Even larger asset managers opt for segregated custody in certain circumstances.

“Some of the biggest multi-family offices have not moved to the omnibus model because their clients appreciate the complementary, value-added services that segregation provides. For example, cost-effective securities-backed lending," says Stuart Mauger, a director at RBC Wealth Management in Guernsey.

Others may have grown their assets with teams hired from different custodian banks and therefore prefer to maintain their long-standing relationships by continuing to partner with those firms.

Another drawback associated with segregated accounts is the multi-family office has to undertake a larger number of reconciliations. This can be a timely process that requires internal resources, especially when working with multiple custodians. The option of consolidating segregated custodians or changing to an omnibus model then becomes a consideration.

The omnibus model

A multi-family office will need to be authorised by their regulator to hold client assets and will have to meet and adhere to increased regulatory obligations and costs. Anti-money laundering checks and client on-boarding fall firmly to the multi-family office rather than the custodian, with the benefit of adhering to their home market regulations rather than those of the third-party custodian.

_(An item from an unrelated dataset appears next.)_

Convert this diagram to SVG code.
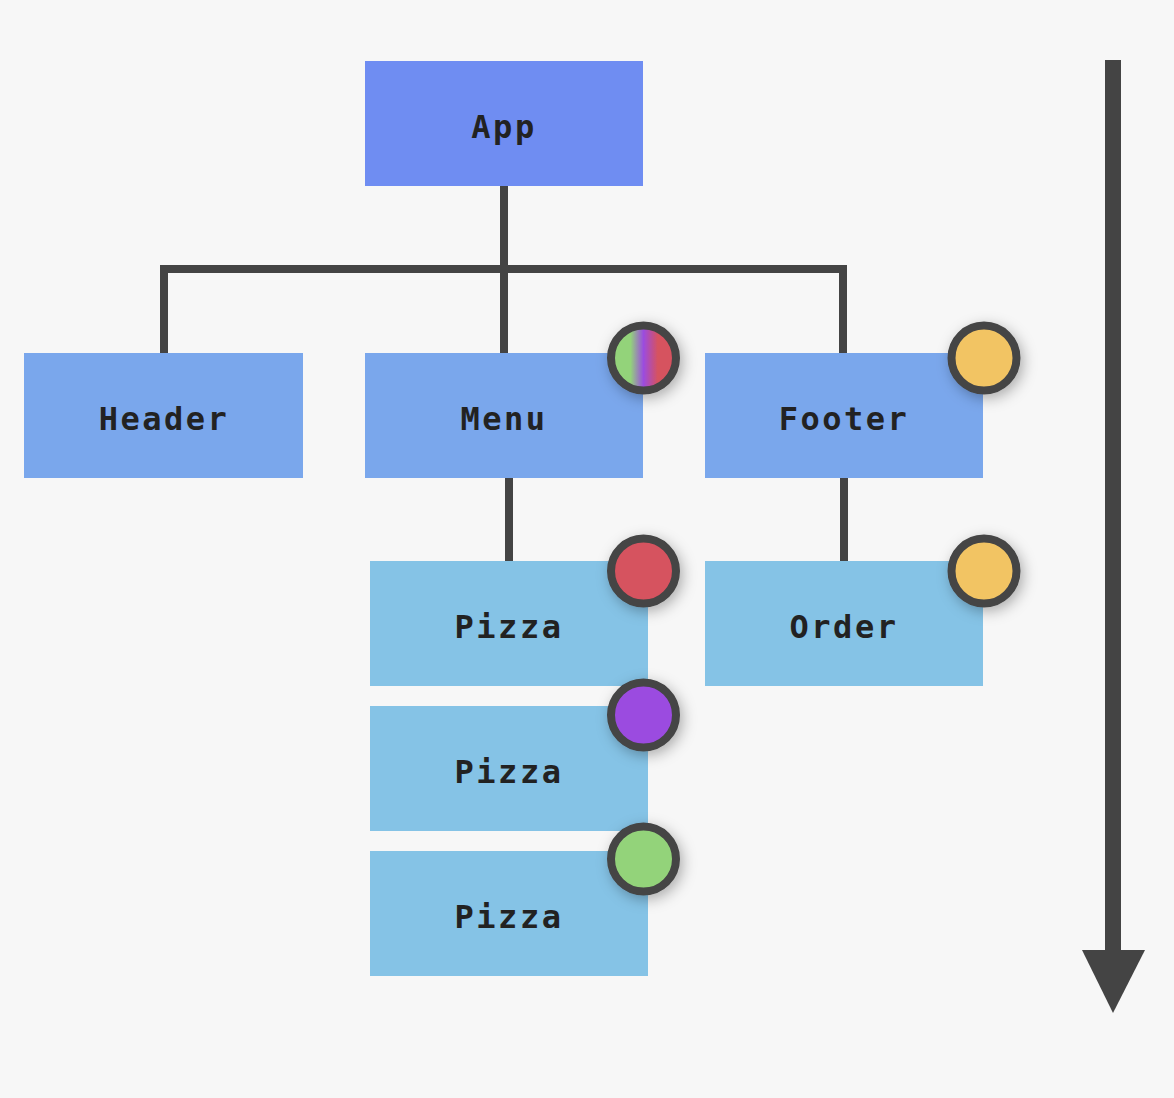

Another advantage of the omnibus model is it drives operational efficiencies by creating economies of scale. A multi-family office can set up an omnibus account with a custodian, pooling client assets together. This allows the investment manager to trade more efficiently for underlying clients.

For any multi-family office considering the switch from segregated to omnibus custody, there are a number of points to consider. First, the shift to the omnibus model will incur costs. This is because the investment manager needs to develop internal resources and infrastructure to support the omnibus arrangement.

As client assets are combined in one custody account, the multi-family office is responsible for breaking down the assets at a client level to see individual holdings, known as books and records. They also need to provide performance reporting, risk analytics and benchmark reporting and valuations, but added to this will be responsibility for tax and the regulatory reporting to clients, such as those covered by Common Reporting Standard (CRS) and Foreign Account Tax Compliance Act (FATCA).

Middle office software can facilitate this. While more staff will be required to implement and manage the software, it's likely fewer operational staff will be needed to manage the relationship with the custodian because of the efficiencies of the omnibus account.

There is, however, a level where the savings gained from lower-cost omnibus custody justifies these operational investments. Much depends on the infrastructure and resources that are already in place at the multi-family office. For a company with more than £1 billion in assets under management and growing headcount, the prospect of expanding the internal operations team could be seen as a long-term investment for the business.

“If a multi-family office has 50 staff, the prospect of taking on a project team will have less of an impact," Holzapfel says.

The hybrid approach

Adopting a hybrid model can allow a multi-family office to benefit from the operational efficiencies of pooling retail client assets, while segregated accounts can be used for families with more complex requirements.

“If a multi-family office has 200 accounts that are of a certain size and their focus is on investment performance, they can pool these through omnibus custody. At the same time, they can run segregated accounts for any clients who want value-add services," Mauger says.

The hybrid model can also cater to multi-family offices with clients from different jurisdictions. This approach is taken because some jurisdictions require the custodian to segregate assets at a client level to meet regulatory requirements.

Business evolution has more than one path?

There isn't a one-size-fits-all solution when it comes to picking the right custody model for your business. Selecting a custodian that can offer you flexibility, but also stability, is crucial.

If you are considering changing from segregated to omnibus custody, make sure your multi-family office has reached critical mass, can continue to service its clients' wider financial needs and is ready to take on the requisite regulatory responsibility.